Which is what makes these two CDs --recorded oddly enough in the same month -- praiseworthy. The performers have mated wiring and treatments with real time acoustic instruments. In each case the output yields its own logic and soon takes over your inner ear to such an extent that you begin to forget the passage of time. From France comes pianist Sophie Agnel, improvising for a little more than 58 minutes among the tapes and electronics of musique concrète composers Lionel Marchetti and Jérôme Noetinger. While the turntables of Austrian dieb 13 (Dieter Kovacic) are meshed with the prepared percussion and treatments of Swiss-German drummer Günter Müller and American expatriate Jason Kahn for slightly more than 391/2 minutes on the other disc.
Agnel, who got her start playing jazz and classical music, before turning to free improv with the likes of hurdy gurdyist Dominique Regef, guitarist Noël Akchoté and in a duo with fellow experimental pianist Andréa Neumann, is parsimonious in her choice and sounding of notes. Presumably creating inside and outside the box -- or at least the piano frame -- she never plays a chord where two notes would do or two notes when one would suffice. If a theme is introduced, it's quickly subsumed beneath the crinkle and tinkle of electronics. Should a glissando appear it dissolves into intermittent buzzes or some Donald Duck-style quacks. Strumming and scratching strings inside the frame is sometimes used as well, but never for more than a few seconds.

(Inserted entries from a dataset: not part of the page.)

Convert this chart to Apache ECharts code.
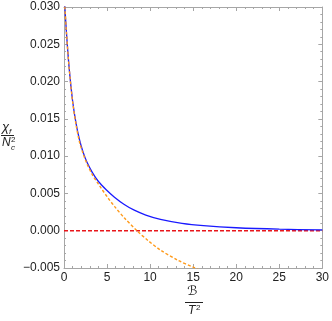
<!DOCTYPE html>
<html><head><meta charset="utf-8">
<script src="https://cdn.jsdelivr.net/npm/echarts@6/dist/echarts.min.js"></script>
<style>html,body{margin:0;padding:0;background:#fff}#c{width:332px;height:321px}</style>
</head><body><div id="c"></div>
<script>
const xTicks = [0, 5, 10, 15, 20, 25, 30];
const yTicks = [-0.005, 0, 0.005, 0.01, 0.015, 0.02, 0.025, 0.03];
const blueX = [0.02, 0.1, 0.3, 0.6, 1.0, 1.4, 1.8, 2.2, 2.7, 3.3, 4.0, 4.9, 5.86, 7.0, 8.16, 9.5, 11.2, 13.7, 16.2, 20, 25, 30];
const blueY = [0.0314, 0.0300, 0.0263, 0.0218, 0.0174, 0.0144, 0.0122, 0.0106, 0.0091, 0.0078, 0.0066, 0.0055, 0.0045, 0.00352, 0.00275, 0.0021, 0.00152, 0.00099, 0.00068, 0.0004, 0.000204, 0.000107];
const orangeX = [0.02, 0.1, 0.3, 0.6, 1.0, 1.4, 1.8, 2.2, 2.7, 3.3, 4.0, 4.33, 5.1, 5.86, 7.0, 8.47, 9.8, 11.2, 13.2, 15.06, 15.6];
const orangeY = [0.0314, 0.0300, 0.0263, 0.0218, 0.0173, 0.0142, 0.0119, 0.0104, 0.0089, 0.0075, 0.00625, 0.00568, 0.00441, 0.00327, 0.00173, 0.0, -0.00136, -0.00259, -0.00395, -0.00492, -0.00518];
const refX = [0, 30];
const refY = [0, 0];

const zip = (a, b) => a.map((v, i) => [v, b[i]]);
const chart = echarts.init(document.getElementById('c'));
const axisColor = '#a6a6a6';
const font = 'Liberation Sans, Arial, sans-serif';
const baseAxis = {
  axisLine: {show: true, onZero: false, lineStyle: {color: axisColor, width: 1}},
  axisTick: {show: true, inside: true, length: 4, lineStyle: {color: axisColor}},
  minorTick: {show: true, splitNumber: 5, length: 2, lineStyle: {color: axisColor}},
  splitLine: {show: false},
};
chart.setOption({
  animation: false,
  grid: {left: 64, right: 6, top: 7, bottom: 53},
  xAxis: [
    Object.assign({type: 'value', min: xTicks[0], max: xTicks[xTicks.length - 1], interval: 5, position: 'bottom',
      axisLabel: {show: true, color: '#222', fontSize: 12, fontFamily: font, margin: 4}}, baseAxis),
    Object.assign({type: 'value', min: xTicks[0], max: xTicks[xTicks.length - 1], interval: 5, position: 'top',
      axisLabel: {show: false}}, baseAxis)
  ],
  yAxis: [
    Object.assign({type: 'value', min: yTicks[0], max: yTicks[yTicks.length - 1], interval: 0.005, position: 'left',
      axisLabel: {show: true, color: '#222', fontSize: 12, fontFamily: font, margin: 4,
        formatter: v => (v < 0 ? '\u2212' : '') + Math.abs(v).toFixed(3)}}, baseAxis),
    Object.assign({type: 'value', min: yTicks[0], max: yTicks[yTicks.length - 1], interval: 0.005, position: 'right',
      axisLabel: {show: false}}, baseAxis)
  ],
  series: [
    {type: 'line', data: zip(refX, refY), showSymbol: false, symbol: 'none',
      lineStyle: {color: '#e8161b', width: 1.4, type: [4, 2]}},
    {type: 'line', data: zip(blueX, blueY), showSymbol: false, symbol: 'none', smooth: 0.3,
      lineStyle: {color: '#1a1aff', width: 1.3}},
    {type: 'line', data: zip(orangeX, orangeY), showSymbol: false, symbol: 'none', smooth: 0.3,
      lineStyle: {color: '#ff9a1a', width: 1.4, type: [3, 2]}}
  ],
  graphic: [
    {type: 'text', left: 2, top: 121, style: {text: 'χ', font: 'italic 13px ' + font, fill: '#222'}},
    {type: 'text', left: 9, top: 128, style: {text: 'f', font: 'italic 8px ' + font, fill: '#222'}},
    {type: 'line', shape: {x1: 1, y1: 135.5, x2: 14, y2: 135.5}, style: {stroke: '#222', lineWidth: 1}},
    {type: 'text', left: 2, top: 137, style: {text: 'N', font: 'italic 12px ' + font, fill: '#222'}},
    {type: 'text', left: 11, top: 136, style: {text: '2', font: '8px ' + font, fill: '#222'}},
    {type: 'text', left: 11, top: 144, style: {text: 'c', font: 'italic 8px ' + font, fill: '#222'}},
    {type: 'text', left: 187, top: 285, style: {text: 'ℬ', font: 'italic 13px DejaVu Sans, serif', fill: '#222'}},
    {type: 'line', shape: {x1: 185, y1: 302.5, x2: 203, y2: 302.5}, style: {stroke: '#222', lineWidth: 1}},
    {type: 'text', left: 188, top: 305, style: {text: 'T', font: 'italic 12px ' + font, fill: '#222'}},
    {type: 'text', left: 196, top: 304, style: {text: '2', font: '8px ' + font, fill: '#222'}}
  ]
});
</script></body></html>
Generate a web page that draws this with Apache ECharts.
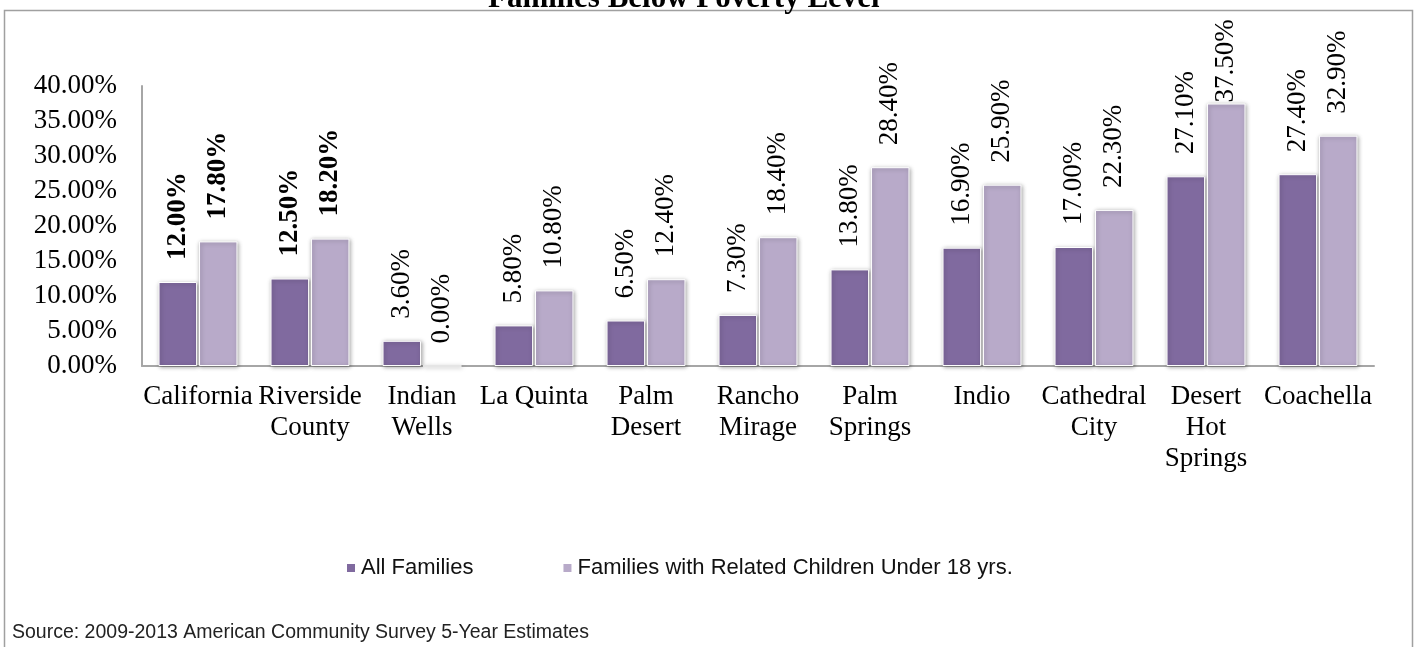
<!DOCTYPE html>
<html>
<head>
<meta charset="utf-8">
<script src="https://cdn.jsdelivr.net/npm/echarts@6/dist/echarts.min.js"></script>
<style>
html,body{margin:0;padding:0;background:#fff;}
#chart{width:1417px;height:647px;}
</style>
</head>
<body>
<div id="chart"></div>
<script>
const titleText = 'Families Below Poverty Level';
const categories = ['California', 'Riverside\nCounty', 'Indian\nWells', 'La Quinta', 'Palm\nDesert', 'Rancho\nMirage', 'Palm\nSprings', 'Indio', 'Cathedral\nCity', 'Desert\nHot\nSprings', 'Coachella'];
const seriesNames = ['All Families', 'Families with Related Children Under 18 yrs.'];
const allFamilies = [12.0, 12.5, 3.6, 5.8, 6.5, 7.3, 13.8, 16.9, 17.0, 27.1, 27.4];
const withChildren = [17.8, 18.2, 0.0, 10.8, 12.4, 18.4, 28.4, 25.9, 22.3, 37.5, 32.9];
const boldCategories = ['California', 'Riverside\nCounty'];
const yTicks = [0, 5, 10, 15, 20, 25, 30, 35, 40];
const sourceText = 'Source: 2009-2013 American Community Survey 5-Year Estimates';

const colors = ['#806a9f', '#b8aac9'];
const serif = '"Liberation Serif", "Times New Roman", serif';
const sans = '"Liberation Sans", Arial, sans-serif';

function buildData(values) {
  return values.map((v, i) => {
    const item = { value: v };
    const lbl = {};
    if (boldCategories.indexOf(categories[i]) >= 0) lbl.fontWeight = 'bold';
    if (v >= 35) lbl.distance = 1;
    if (Object.keys(lbl).length) item.label = lbl;
    return item;
  });
}

function makeSeries(name, values, color) {
  return {
    name: name,
    type: 'bar',
    data: buildData(values),
    barGap: '5%',
    barCategoryGap: '29.5%',
    itemStyle: {
      color: color,
      borderColor: '#ffffff',
      borderWidth: 1,
      shadowBlur: 4,
      shadowOffsetX: 1,
      shadowOffsetY: 1,
      shadowColor: 'rgba(0,0,0,0.35)'
    },
    label: {
      show: true,
      position: 'top',
      rotate: 90,
      align: 'left',
      verticalAlign: 'middle',
      distance: 22,
      fontFamily: serif,
      fontSize: 27,
      color: '#000',
      formatter: p => p.value.toFixed(2) + '%'
    },
    emphasis: { disabled: true }
  };
}

const chart = echarts.init(document.getElementById('chart'), null, { renderer: 'canvas' });
chart.setOption({
  animation: false,
  backgroundColor: '#ffffff',
  title: {
    text: titleText,
    left: 483,
    top: -22,
    textStyle: { fontFamily: serif, fontWeight: 'bold', fontSize: 31, lineHeight: 31, color: '#000' }
  },
  graphic: [
    {
      type: 'rect',
      shape: { x: 4.5, y: 10.5, width: 1408, height: 700 },
      style: { fill: null, stroke: '#a0a0a0', lineWidth: 1.5 },
      z: -1
    },
    {
      type: 'text',
      left: 12,
      top: 623,
      style: { text: sourceText, font: '19.5px ' + sans, fill: '#222' }
    }
  ],
  legend: {
    data: seriesNames,
    left: 340,
    top: 552,
    icon: 'rect',
    itemWidth: 10,
    itemHeight: 10,
    itemGap: 88,
    textStyle: { fontFamily: sans, fontSize: 22, color: '#111' }
  },
  grid: { left: 142, right: 43, top: 86, bottom: 281, containLabel: false },
  xAxis: {
    type: 'category',
    data: categories,
    axisTick: { show: false },
    axisLine: { lineStyle: { color: '#a6a6a6', width: 2 } },
    axisLabel: {
      interval: 0,
      margin: 15,
      fontFamily: serif,
      fontSize: 27,
      lineHeight: 31,
      color: '#000'
    }
  },
  yAxis: {
    type: 'value',
    min: 0,
    max: 40,
    interval: 5,
    splitLine: { show: false },
    axisTick: { show: false },
    axisLine: { show: true, lineStyle: { color: '#a6a6a6', width: 2 } },
    axisLabel: {
      margin: 25,
      fontFamily: serif,
      fontSize: 27,
      color: '#000',
      formatter: v => yTicks.indexOf(v) >= 0 ? v.toFixed(2) + '%' : ''
    }
  },
  series: [
    makeSeries(seriesNames[0], allFamilies, colors[0]),
    makeSeries(seriesNames[1], withChildren, colors[1])
  ]
});
</script>
</body>
</html>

Outside of the occasional shaded right handed treble tremolos, in fact, the only time the piano really stands out from the mix is when Agnel indulges herself by bearing down on the sustain pedal for a protracted interval. This CD after all, is a mixture of red, gray and noise (!) -- to translate the title -- which takes it silence as seriously as its clamor. Two of the tracks at 33 and 10 seconds respectively are nothing but noiselessness.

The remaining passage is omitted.